**Exercise:** Every line of the listing must be reproduced as it stands. Leave the images behind.

- - - - -

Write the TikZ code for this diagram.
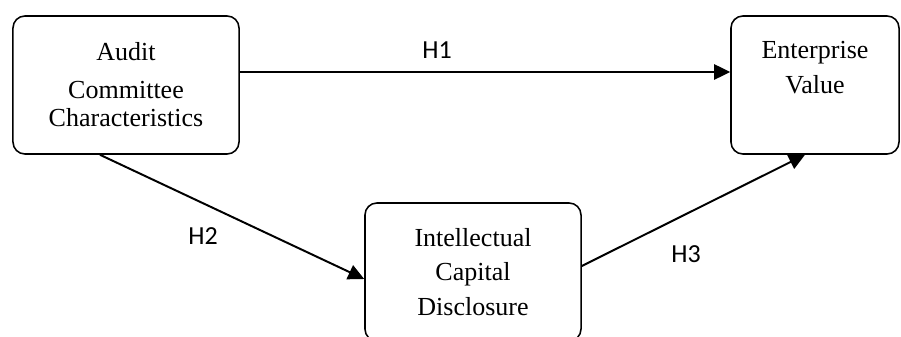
\documentclass[tikz,border=0pt]{standalone}
\usepackage{amsmath,amssymb}
\usepackage{fontspec}
\setmainfont{Liberation Serif}
\newfontfamily\hfont{Carlito}
\usetikzlibrary{arrows.meta}

\begin{document}
\begin{tikzpicture}[x=0.025cm, y=-0.025cm,
  box/.style={draw, line width=1.1pt, rounded corners=0.3cm, align=center,
    minimum height=3.45cm, font=\fontsize{18.5}{24.8}\selectfont},
  hyp/.style={font=\hfont\fontsize{18.5}{21}\selectfont},
  link/.style={-{Triangle[length=0.4cm,width=0.38cm]}, line width=1.4pt}]
\useasboundingbox (0,0) rectangle (901,336);

\node[box, minimum width=5.65cm] (acc) at (126,85) {Audit\\[2.2pt]Committee\\[-4.9pt]Characteristics};
\node[box, minimum width=4.2cm] (ev) at (815,85) {Enterprise\\Value\\\mbox{}};
\node[box, minimum width=5.4cm] (icd) at (473,272) {Intellectual\\Capital\\Disclosure};

\draw[link] ([yshift=0.325cm]acc.east) -- ([yshift=0.325cm]ev.west);
\draw[link] ([xshift=-0.65cm]acc.south) -- ([yshift=-0.175cm]icd.west);
\draw[link] ([yshift=0.15cm]icd.east) -- ([xshift=-0.25cm]ev.south);

\node[hyp] (h1) at (437,50) {H1};
\node[hyp] (h2) at (203,236) {H2};
\node[hyp] (h3) at (686,254) {H3};
\end{tikzpicture}
\end{document}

- - - - -

**Solution for this problem:**
Write the TikZ code for this diagram.
\documentclass[tikz,border=0pt]{standalone}
\usepackage{amsmath,amssymb}
\usepackage{fontspec}
\setmainfont{Liberation Serif}
\newfontfamily\hfont{Carlito}
\usetikzlibrary{arrows.meta}

\begin{document}
\begin{tikzpicture}[x=0.025cm, y=-0.025cm,
  box/.style={draw, line width=1.1pt, rounded corners=0.3cm, align=center,
    minimum height=3.45cm, font=\fontsize{18.5}{24.8}\selectfont},
  hyp/.style={font=\hfont\fontsize{18.5}{21}\selectfont},
  link/.style={-{Triangle[length=0.4cm,width=0.38cm]}, line width=1.4pt}]
\useasboundingbox (0,0) rectangle (901,336);

\node[box, minimum width=5.65cm] (acc) at (126,85) {Audit\\[2.2pt]Committee\\[-4.9pt]Characteristics};
\node[box, minimum width=4.2cm] (ev) at (815,85) {Enterprise\\Value\\\mbox{}};
\node[box, minimum width=5.4cm] (icd) at (473,272) {Intellectual\\Capital\\Disclosure};

\draw[link] ([yshift=0.325cm]acc.east) -- ([yshift=0.325cm]ev.west);
\draw[link] ([xshift=-0.65cm]acc.south) -- ([yshift=-0.175cm]icd.west);
\draw[link] ([yshift=0.15cm]icd.east) -- ([xshift=-0.25cm]ev.south);

\node[hyp] (h1) at (437,50) {H1};
\node[hyp] (h2) at (203,236) {H2};
\node[hyp] (h3) at (686,254) {H3};
\end{tikzpicture}
\end{document}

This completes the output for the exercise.